Les jours heureux – Adélaïde de Clermont Tonnerre
Laure et Edouard se sont toujours aimés. Malgré les infidélités, les moments difficiles, les séparations. Lui est réalisateur, elle scénariste, ils travaillent ensemble. Connus dans le monde entier, ils vivent entre voyages, réceptions mondaines, vacances avec leurs amis proches et vie quotidienne envahie par leur travail.
Oscar, leur fils unique, raconte. Sa vie. Leur vie à tous les 3. Parents fantasques mais très aimants, il leur voue un amour inconditionnel. Il les regarde vieillir avec le regard tendre d’un fils qui les connait mieux que personne. Qui sait leurs forces et leurs faiblesses. Et qui sait, mieux que quiconque combien ils s’aiment, malgré les non dits et les aventures de passage. Alors que sa mère lui confie un secret qu’il n’a pas le droit de dire à son père, il va faire tout pour qu’ils se rapprochent et parlent de ce qui la ronge.

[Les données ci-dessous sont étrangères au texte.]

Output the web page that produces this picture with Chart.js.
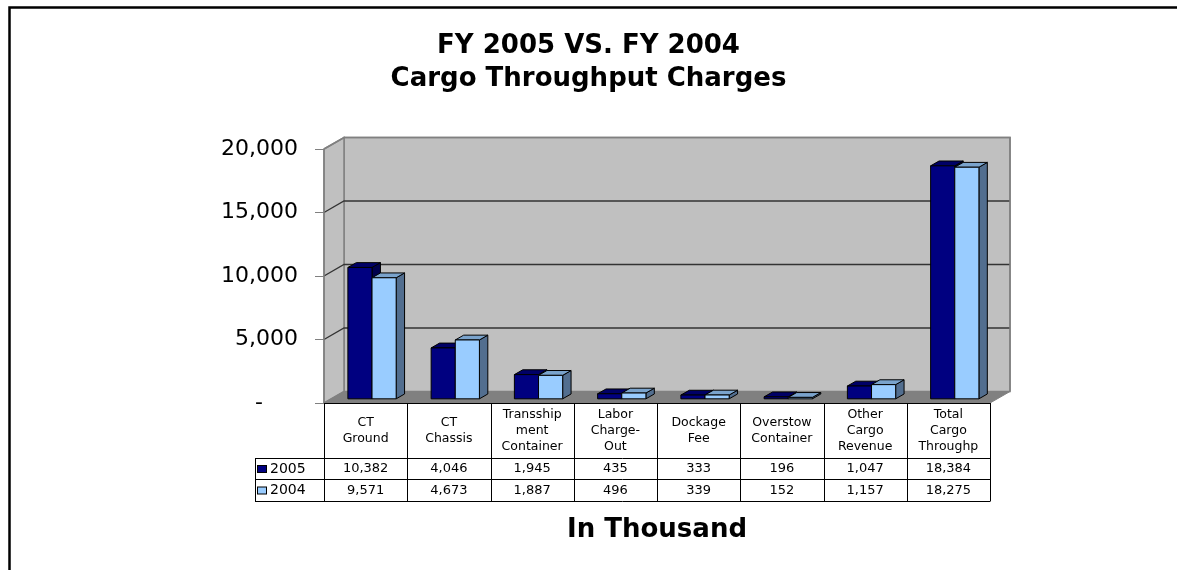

Un roman juste éblouissant sur l’amour filial et l’Amour entre deux êtres faits l’un pour l’autre. Superbement écrit, doux, sensible, juste, Adélaïde de Clermont Tonnerre tisse ici un roman d’une beauté simple et belle. A lire absolument.

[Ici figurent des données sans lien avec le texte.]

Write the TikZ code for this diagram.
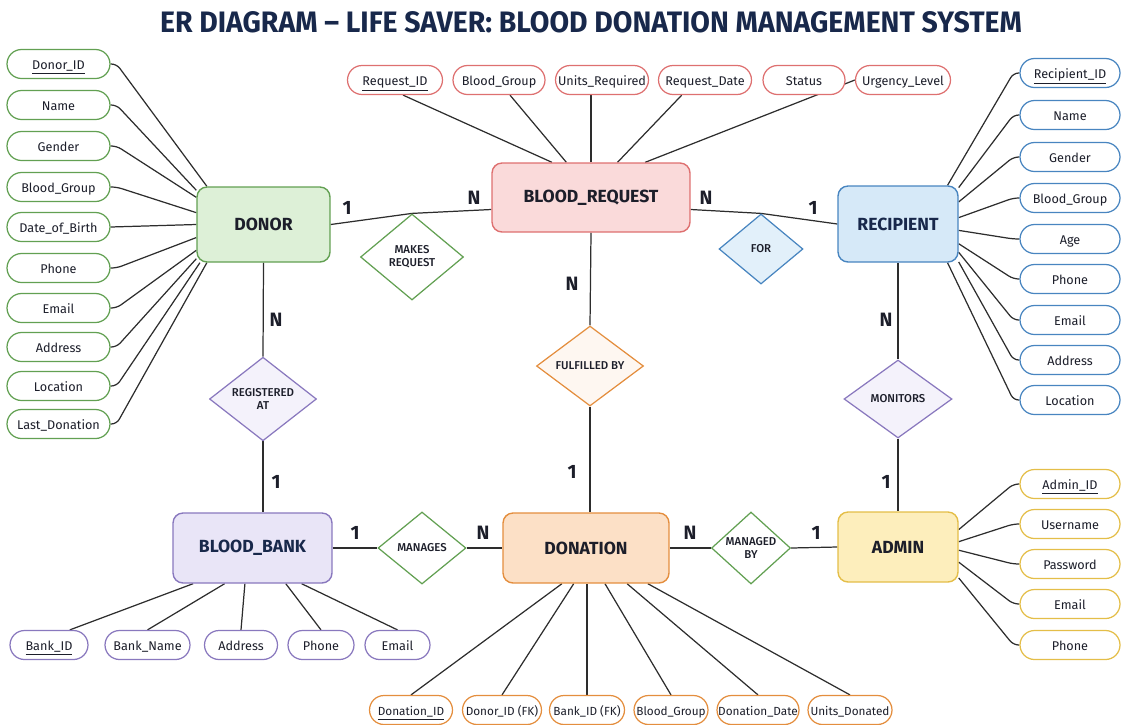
\documentclass[tikz,border=0pt]{standalone}
\usepackage{fontspec}
\usepackage{graphicx}
\setmainfont{Fira Sans}
\newfontfamily\medfont{Fira Sans Medium}
\usetikzlibrary{arrows,positioning,shapes.geometric,backgrounds}
\definecolor{inkdark}{RGB}{28,30,42}
\definecolor{inknavy}{RGB}{24,40,75}
\definecolor{linkgray}{RGB}{45,45,45}
\definecolor{greenline}{RGB}{98,160,82}
\definecolor{greenfill}{RGB}{221,240,215}
\definecolor{redline}{RGB}{222,112,112}
\definecolor{redfill}{RGB}{250,218,218}
\definecolor{blueline}{RGB}{72,133,192}
\definecolor{bluefill}{RGB}{214,233,248}
\definecolor{purpleline}{RGB}{137,120,190}
\definecolor{purplefill}{RGB}{233,229,247}
\definecolor{orangeline}{RGB}{228,142,62}
\definecolor{orangefill}{RGB}{252,224,198}
\definecolor{yellowline}{RGB}{228,190,72}
\definecolor{yellowfill}{RGB}{253,238,188}

\tikzset{
  entity/.style={draw, rounded corners=0.2cm, line width=0.8pt, text=inkdark,
    font=\bfseries\fontsize{10}{12}\selectfont},
  relation/.style={draw, diamond, inner sep=0pt, line width=0.7pt, align=center,
    fill=white, text=inkdark, font=\medfont\fontsize{6.5}{7.6}\selectfont},
  attrib/.style={draw, rounded corners=0.29cm, line width=0.7pt, fill=white,
    inner sep=0pt, minimum height=0.58cm, text=inkdark,
    text height=1.5ex, text depth=0.4ex},
  smallattrib/.style={attrib, font=\fontsize{6.7}{8}\selectfont},
  card/.style={font=\bfseries\fontsize{11}{13}\selectfont, text=inkdark},
  link/.style={draw=linkgray, line width=0.7pt},
}

\begin{document}
\begin{tikzpicture}[x=0.02cm, y=-0.02cm, font=\fontsize{7.2}{8.6}\selectfont]
  \useasboundingbox (0,0) rectangle (1121,724);

  \node[text=inknavy] (title) at (591,22)
    {\resizebox{17.24cm}{0.42cm}{\bfseries ER DIAGRAM – LIFE SAVER: BLOOD DONATION MANAGEMENT SYSTEM}};

  % entities
  \node[entity, fill=greenfill, draw=greenline, minimum width=2.66cm, minimum height=1.5cm] (donor) at (263.5,224.5) {DONOR};
  \node[entity, fill=redfill, draw=redline, minimum width=3.96cm, minimum height=1.38cm] (breq) at (591,197.5) {BLOOD\_REQUEST};
  \node[entity, fill=bluefill, draw=blueline, text=inknavy, minimum width=2.4cm, minimum height=1.52cm] (recip) at (898,224) {RECIPIENT};
  \node[entity, fill=purplefill, draw=purpleline, text=inknavy, minimum width=3.18cm, minimum height=1.4cm] (bank) at (252.5,548) {BLOOD\_BANK};
  \node[entity, fill=orangefill, draw=orangeline, minimum width=3.32cm, minimum height=1.4cm] (don) at (586,548) {DONATION};
  \node[entity, fill=yellowfill, draw=yellowline, minimum width=2.4cm, minimum height=1.4cm] (admin) at (898,547) {ADMIN};

  % relationships
  \node[relation, draw=greenline, minimum width=2.06cm, minimum height=1.72cm] (makes) at (412,257) {MAKES\\REQUEST};
  \node[relation, draw=blueline, fill=bluefill!70!white, minimum width=1.68cm, minimum height=1.4cm] (for) at (761,249) {FOR};
  \node[relation, draw=orangeline, fill=orangefill!25!white, minimum width=2.14cm, minimum height=1.6cm] (ful) at (590,366) {FULFILLED BY};
  \node[relation, draw=purpleline, fill=purplefill!50!white, minimum width=2.14cm, minimum height=1.58cm] (reg) at (263,399) {REGISTERED\\AT};
  \node[relation, draw=purpleline, fill=purplefill!50!white, minimum width=2.16cm, minimum height=1.56cm] (mon) at (898,399) {MONITORS};
  \node[relation, draw=greenline, minimum width=1.76cm, minimum height=1.44cm] (man) at (422,548) {MANAGES};
  \node[relation, draw=greenline, minimum width=1.58cm, minimum height=1.44cm] (mby) at (751,548) {MANAGED\\BY};

  % donor attributes
  \node[attrib, draw=greenline, minimum width=2.06cm] (da1) at (58.5,64) {\underline{Donor\_ID}};
  \node[attrib, draw=greenline, minimum width=2.06cm] (da2) at (58.5,105) {Name};
  \node[attrib, draw=greenline, minimum width=2.06cm] (da3) at (58.5,146) {Gender};
  \node[attrib, draw=greenline, minimum width=2.06cm] (da4) at (58.5,187) {Blood\_Group};
  \node[attrib, draw=greenline, minimum width=2.06cm] (da5) at (58.5,227) {Date\_of\_Birth};
  \node[attrib, draw=greenline, minimum width=2.06cm] (da6) at (58.5,268) {Phone};
  \node[attrib, draw=greenline, minimum width=2.06cm] (da7) at (58.5,308) {Email};
  \node[attrib, draw=greenline, minimum width=2.06cm] (da8) at (58.5,347) {Address};
  \node[attrib, draw=greenline, minimum width=2.06cm] (da9) at (58.5,386) {Location};
  \node[attrib, draw=greenline, minimum width=2.06cm] (da10) at (58.5,424) {Last\_Donation};

  % blood request attributes
  \node[attrib, draw=redline, minimum width=1.9cm] (qa1) at (395,80) {\underline{Request\_ID}};
  \node[attrib, draw=redline, minimum width=1.84cm] (qa2) at (499,80) {Blood\_Group};
  \node[attrib, draw=redline, minimum width=1.86cm] (qa3) at (602,80) {Units\_Required};
  \node[attrib, draw=redline, minimum width=1.86cm] (qa4) at (705,80) {Request\_Date};
  \node[attrib, draw=redline, minimum width=1.64cm] (qa5) at (804,80) {Status};
  \node[attrib, draw=redline, minimum width=1.9cm] (qa6) at (903,80) {Urgency\_Level};

  % recipient attributes
  \node[attrib, draw=blueline, minimum width=2.0cm] (ra1) at (1070,73) {\underline{Recipient\_ID}};
  \node[attrib, draw=blueline, minimum width=2.0cm] (ra2) at (1070,115) {Name};
  \node[attrib, draw=blueline, minimum width=2.0cm] (ra3) at (1070,157) {Gender};
  \node[attrib, draw=blueline, minimum width=2.0cm] (ra4) at (1070,198) {Blood\_Group};
  \node[attrib, draw=blueline, minimum width=2.0cm] (ra5) at (1070,239) {Age};
  \node[attrib, draw=blueline, minimum width=2.0cm] (ra6) at (1070,279) {Phone};
  \node[attrib, draw=blueline, minimum width=2.0cm] (ra7) at (1070,320) {Email};
  \node[attrib, draw=blueline, minimum width=2.0cm] (ra8) at (1070,360) {Address};
  \node[attrib, draw=blueline, minimum width=2.0cm] (ra9) at (1070,400) {Location};

  % admin attributes
  \node[attrib, draw=yellowline, minimum width=2.0cm] (aa1) at (1070,484) {\underline{Admin\_ID}};
  \node[attrib, draw=yellowline, minimum width=2.0cm] (aa2) at (1070,524) {Username};
  \node[attrib, draw=yellowline, minimum width=2.0cm] (aa3) at (1070,564) {Password};
  \node[attrib, draw=yellowline, minimum width=2.0cm] (aa4) at (1070,604) {Email};
  \node[attrib, draw=yellowline, minimum width=2.0cm] (aa5) at (1070,645) {Phone};

  % blood bank attributes
  \node[attrib, draw=purpleline, minimum width=1.56cm] (ba1) at (49,645) {\underline{Bank\_ID}};
  \node[attrib, draw=purpleline, minimum width=1.7cm] (ba2) at (147.5,645) {Bank\_Name};
  \node[attrib, draw=purpleline, minimum width=1.46cm] (ba3) at (241,645) {Address};
  \node[attrib, draw=purpleline, minimum width=1.32cm] (ba4) at (321,645) {Phone};
  \node[attrib, draw=purpleline, minimum width=1.3cm] (ba5) at (397.5,645) {Email};

  % donation attributes
  \node[smallattrib, draw=orangeline, minimum width=1.66cm] (na1) at (411,710) {\underline{Donation\_ID}};
  \node[smallattrib, draw=orangeline, minimum width=1.58cm] (na2) at (502,710) {Donor\_ID (FK)};
  \node[smallattrib, draw=orangeline, minimum width=1.5cm] (na3) at (587,710) {Bank\_ID (FK)};
  \node[smallattrib, draw=orangeline, minimum width=1.48cm] (na4) at (671,710) {Blood\_Group};
  \node[smallattrib, draw=orangeline, minimum width=1.64cm] (na5) at (758,710) {Donation\_Date};
  \node[smallattrib, draw=orangeline, minimum width=1.68cm] (na6) at (850,710) {Units\_Donated};

  % cardinalities
  \node[card] (c1) at (347,208) {1};
  \node[card] (c2) at (474,198) {N};
  \node[card] (c3) at (706,198) {N};
  \node[card] (c4) at (813,208) {1};
  \node[card] (c5) at (572,284) {N};
  \node[card] (c6) at (572,472) {1};
  \node[card] (c7) at (276,320) {N};
  \node[card] (c8) at (276,482) {1};
  \node[card] (c9) at (886,320) {N};
  \node[card] (c10) at (886,482) {1};
  \node[card] (c11) at (355,533) {1};
  \node[card] (c12) at (483,533) {N};
  \node[card] (c13) at (690,533) {N};
  \node[card] (c14) at (816,533) {1};

  \begin{scope}[on background layer]
    % relationship lines
    \draw[link] (donor.east) -- (makes.north) -- ([yshift=-0.24cm]breq.west);
    \draw[link] ([yshift=-0.24cm]breq.east) -- (for.north) -- (recip.west);
    \draw[link] (breq.south) -- (ful.north);
    \draw[link] (ful.south) -- (ful.south |- don.north);
    \draw[link] (donor.south) -- (reg.north);
    \draw[link] (reg.south) -- (reg.south |- bank.north);
    \draw[link] (recip.south) -- (mon.north);
    \draw[link] (mon.south) -- (admin.north);
    \draw[link] (bank.east) -- (man.west);
    \draw[link] (man.east) -- (don.west);
    \draw[link] (don.east) -- (mby.west);
    \draw[link] (mby.east) -- (admin.west);

    % attribute lines
    \draw[link, rounded corners=3pt] (da1.east) -- ++(6,0) -- (donor.146);
    \draw[link, rounded corners=3pt] (da2.east) -- ++(6,0) -- (donor.153);
    \draw[link, rounded corners=3pt] (da3.east) -- ++(6,0) -- (donor.158);
    \draw[link, rounded corners=3pt] (da4.east) -- ++(6,0) -- (donor.170);
    \draw[link, rounded corners=3pt] (da5.east) -- (donor.180);
    \draw[link, rounded corners=3pt] (da6.east) -- ++(6,0) -- (donor.191);
    \draw[link, rounded corners=3pt] (da7.east) -- ++(6,0) -- (donor.201);
    \draw[link, rounded corners=3pt] (da8.east) -- ++(6,0) -- (donor.207);
    \draw[link, rounded corners=3pt] (da9.east) -- ++(6,0) -- (donor.211);
    \draw[link, rounded corners=3pt] (da10.east) -- ++(6,0) -- (donor.214);

    \draw[link] (qa1.298) -- (breq.138);
    \draw[link] (qa2.306) -- (breq.125);
    \draw[link] (breq.north) -- (breq.north |- qa3.south);
    \draw[link] (qa4.213) -- (breq.53);
    \draw[link] (qa6.west) -- (breq.33);

    \draw[link, rounded corners=3pt] (ra1.west) -- ++(-6,0) -- (recip.38);
    \draw[link, rounded corners=3pt] (ra2.west) -- ++(-6,0) -- (recip.31);
    \draw[link, rounded corners=3pt] (ra3.west) -- ++(-6,0) -- (recip.20);
    \draw[link, rounded corners=3pt] (ra4.west) -- ++(-6,0) -- (recip.6);
    \draw[link, rounded corners=3pt] (ra5.west) -- ++(-6,0) -- (recip.354);
    \draw[link, rounded corners=3pt] (ra6.west) -- ++(-6,0) -- (recip.342);
    \draw[link, rounded corners=3pt] (ra7.west) -- ++(-6,0) -- (recip.335);
    \draw[link, rounded corners=3pt] (ra8.west) -- ++(-6,0) -- (recip.328);
    \draw[link, rounded corners=3pt] (ra9.west) -- ++(-6,0) -- (recip.322);

    \draw[link, rounded corners=3pt] (aa1.west) -- ++(-6,0) -- (admin.16);
    \draw[link, rounded corners=3pt] (aa2.west) -- ++(-6,0) -- (admin.5);
    \draw[link, rounded corners=3pt] (aa3.west) -- ++(-6,0) -- (admin.357);
    \draw[link, rounded corners=3pt] (aa4.west) -- ++(-6,0) -- (admin.346);
    \draw[link, rounded corners=3pt] (aa5.west) -- ++(-6,0) -- (admin.333);

    \draw[link] (ba1.36) -- (bank.211);
    \draw[link] (ba2.north) -- (bank.232);
    \draw[link] (ba3.north) -- (bank.258);
    \draw[link] (ba4.north) -- (bank.313);
    \draw[link] (ba5.north) -- (bank.324);

    \draw[link] (na1.north) -- (don.236);
    \draw[link] (na2.north) -- (don.251);
    \draw[link] (na3.north) -- (na3.north |- don.south);
    \draw[link] (na4.north) -- (don.298);
    \draw[link] (na5.north) -- (don.319);
    \draw[link] (na6.north) -- (don.330);
  \end{scope}
\end{tikzpicture}
\end{document}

Mousson froide – Dominique Sylvain
Un polar comme j’en raffole. Riche, étourdissant, qui nous entraîne dans une intrigue passionnante nous mettant hors d’haleine.
Chang-wook a fui la Corée quand il était enfant, avec sa mère. Ils sont partis pour se mettre à l’abri d’un père violent, revanchard, mis en prison pour de longues années mais qui risque de vouloir se venger à sa sortie. Sortie qui semble loin au regard de l’immonde crime commis, mais que tous deux appréhendent plus que tout.
Montréal, 25 ans plus tard, Chang-wook est devenu Mark. Policier solitaire qui vit proche de sa mère et qui n’a pour amie qu’une de ses collègues maître-chien, il se donne corps et âme à son métier de flic. Mark essaie de survivre dans cette vie qui l’a traumatisée, qui lui a tout pris: son enfance, son insouciance, sa foi en la vie et en lui-même. Il noie ses démons dans l’alcool, s’enivrant pour ne plus penser. Alors qu’il commence une enquête sur un réseau pédapornographique, à l’autre bout du monde, le monstre est relâché et bien décidé à se venger des deux personnes qu’il estime responsables de sa situation. Une folle quête de vengeance s’engage alors… Dominique Sylvain nous entraîne dans une intrigue noire, parfois oppressante dans laquelle les personnages sont aussi complexes qu’attachants, aussi terrifiants que démoniaques. C’est noir, très noir mais qu’est-ce que c’est bon!